[start of Data excerpt]

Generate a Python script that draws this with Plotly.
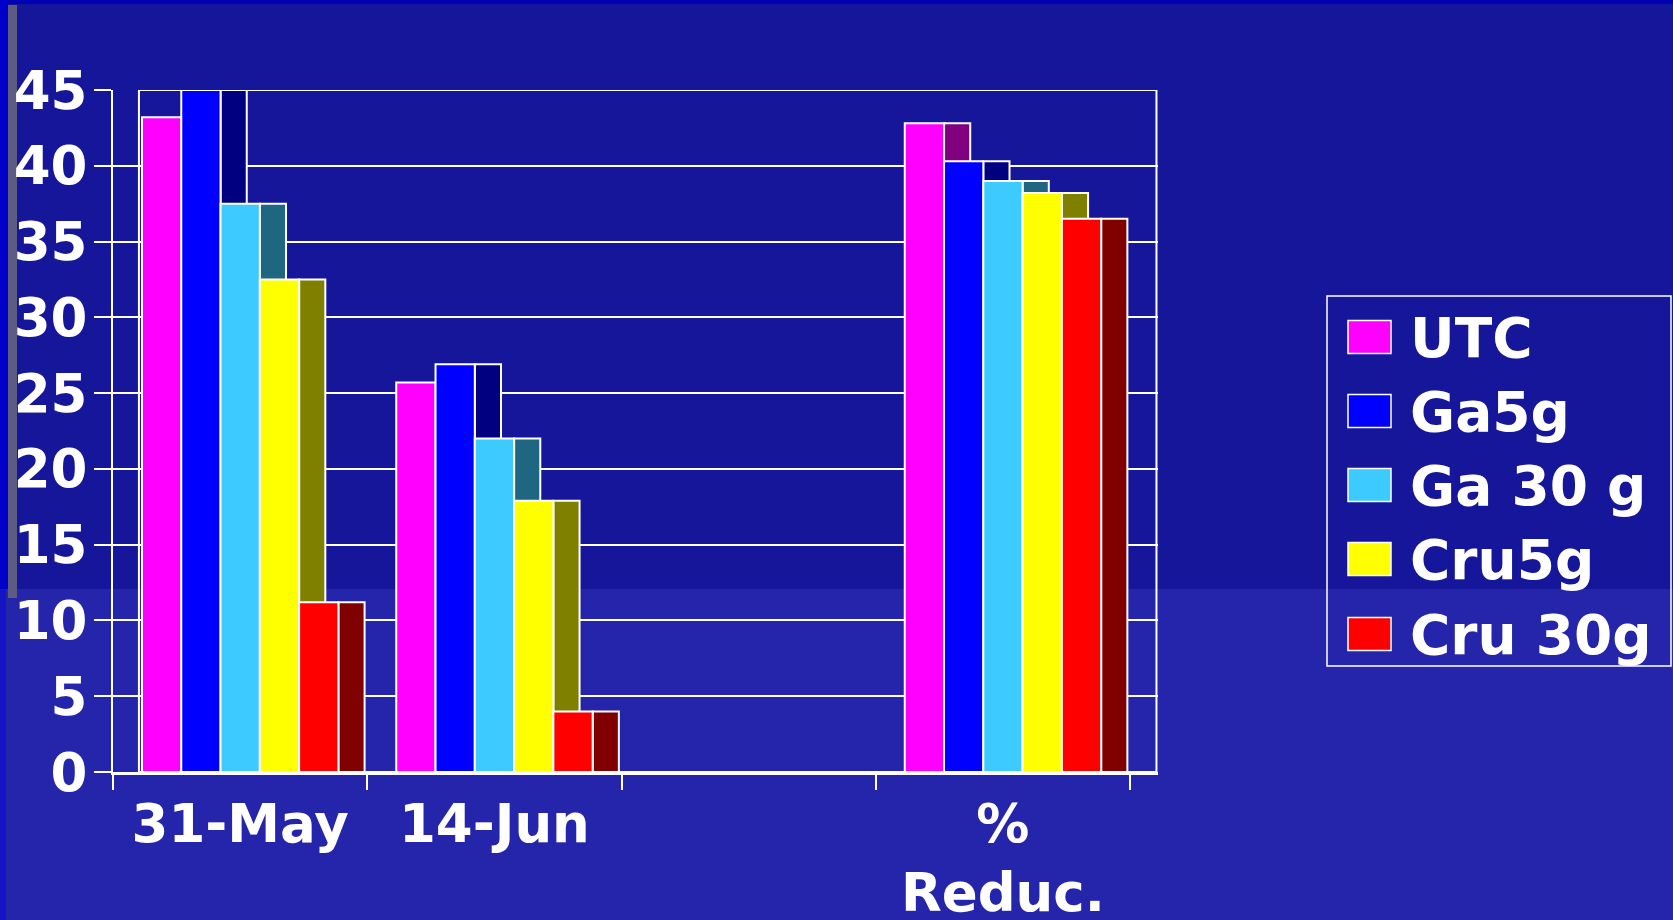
import plotly.graph_objects as go

# ---------------- data ----------------
categories = ["31-May", "14-Jun", "", "%<br>Reduc."]
series_names = ["UTC", "Ga5g", "Ga 30 g", "Cru5g", "Cru 30g"]
utc = [43.2, 25.7, 0, 42.8]
ga5g = [45.0, 26.9, 0, 40.3]
ga30g = [37.5, 22.0, 0, 39.0]
cru5g = [32.5, 17.9, 0, 38.2]
cru30g = [11.2, 4.0, 0, 36.5]
series_values = [utc, ga5g, ga30g, cru5g, cru30g]
y_ticks = [0, 5, 10, 15, 20, 25, 30, 35, 40, 45]

# ---------------- style ----------------
front_colors = ["#FF00FF", "#0000FF", "#3DCBFF", "#FFFF00", "#FF0000"]
side_colors = ["#800080", "#000080", "#1F6680", "#808000", "#800000"]
BG = "#16169B"
BG_LOW = "#2525AB"
FONT = "DejaVu Sans"
W, H = 1673, 920
PL, PR, PT, PB = 113, 1158, 90, 772   # plot area in pixels

bar_w = 0.1545      # front face width (category units)
side_w = 0.103      # depth (side face) width
group_left = -0.386
xpos = list(range(len(categories)))

fig = go.Figure()

# side faces first (they are hidden behind the next bar's front face)
for i, (name, vals) in enumerate(zip(series_names, series_values)):
    fig.add_trace(go.Bar(
        x=xpos, y=vals, name=name + " side", showlegend=False,
        offset=group_left + (i + 1) * bar_w, width=side_w,
        marker=dict(color=side_colors[i], line=dict(color="white", width=2)),
        hoverinfo="skip",
    ))
# front faces
for i, (name, vals) in enumerate(zip(series_names, series_values)):
    fig.add_trace(go.Bar(
        x=xpos, y=vals, name=name, showlegend=False,
        offset=group_left + i * bar_w, width=bar_w,
        marker=dict(color=front_colors[i], line=dict(color="white", width=2)),
    ))

# invisible trace for label axis
fig.add_trace(go.Scatter(x=[0], y=[None], xaxis="x2", yaxis="y",
                         showlegend=False, hoverinfo="skip"))

x_range = [-0.5, 3.61]
fig.update_layout(
    template="none",
    width=W, height=H, autosize=False,
    paper_bgcolor=BG, plot_bgcolor="rgba(0,0,0,0)",
    margin=dict(l=PL, r=W - PR, t=PT, b=H - PB, pad=0, autoexpand=False),
    barmode="overlay", showlegend=False,
    font=dict(family=FONT, color="white", weight="bold"),
    xaxis=dict(
        range=x_range, tickvals=[-0.5, 0.5, 1.5, 2.5, 3.5], ticktext=[""] * 5,
        ticks="outside", ticklen=15, tickwidth=2, tickcolor="white",
        showline=True, linecolor="white", linewidth=3, automargin=False,
        showgrid=False, zeroline=False, fixedrange=True,
    ),
    xaxis2=dict(
        range=x_range, overlaying="x", anchor="y", side="bottom",
        tickvals=xpos, ticktext=categories, ticks="", automargin=False,
        tickfont=dict(family=FONT, size=53, color="white", weight="bold"),
        ticklabelstandoff=16,
        showline=False, showgrid=False, zeroline=False,
    ),
    yaxis=dict(
        range=[0, 45], tickvals=y_ticks, ticks="outside", ticklen=17,
        tickwidth=2, tickcolor="white", automargin=False,
        tickfont=dict(family=FONT, size=53, color="white", weight="bold"),
        ticklabelstandoff=-4,
        showline=True, linecolor="white", linewidth=2,
        showgrid=True, gridcolor="white", gridwidth=2,
        zeroline=False,
    ),
)

# helpers: pixel -> paper (paper is relative to the plot area)
def fx(px):
    return (px - PL) / (PR - PL)

def fy(py):
    return (PB - py) / (PB - PT)

def px_rect(x0, y0, x1, y1, color, layer="below", line=None):
    return dict(type="rect", xref="paper", yref="paper",
                x0=fx(x0), x1=fx(x1), y0=fy(y1), y1=fy(y0),
                fillcolor=color, line=line or dict(width=0), layer=layer)

shapes = []
# slide decorations
shapes.append(px_rect(0, 589, W, H, BG_LOW))
shapes.append(px_rect(0, 0, W, 4, "#0000B4"))
shapes.append(px_rect(0, 0, 8, 589, "#0000C8"))
shapes.append(px_rect(0, 589, 6, H, "#1414C4"))
shapes.append(px_rect(8, 5, 17, 598, "#5C5C82"))
# back wall outline
shapes.append(dict(type="rect", xref="x", yref="y", x0=-0.398, x1=3.604,
                   y0=0, y1=45, line=dict(color="white", width=2),
                   fillcolor="rgba(0,0,0,0)", layer="below"))

# manual legend
shapes.append(px_rect(1327, 296, 1671, 666, "rgba(0,0,0,0)", layer="above",
                      line=dict(color="white", width=1.5)))
row_y = [337, 411, 485, 559, 634]
annotations = []
for i, name in enumerate(series_names):
    cy = row_y[i]
    shapes.append(px_rect(1348, cy - 16.5, 1391, cy + 16.5, front_colors[i],
                          layer="above", line=dict(color="white", width=1.5)))
    annotations.append(dict(xref="paper", yref="paper", x=fx(1408), y=fy(cy + 1),
                            xanchor="left", yanchor="middle", showarrow=False,
                            text=name,
                            font=dict(family=FONT, size=55, color="white", weight="bold")))

fig.update_layout(shapes=shapes, annotations=annotations)

fig.write_html("out.html", config={"displayModeBar": False},
               post_script="document.body.style.margin='0';document.body.style.overflow='hidden';")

[end of Data excerpt]

Copy nothing but the lines from the top of the material through the line holding "import plotly.graph_objects as go", exactly as written; omit pictures.

Generate a Python script that draws this with Plotly.
import plotly.graph_objects as go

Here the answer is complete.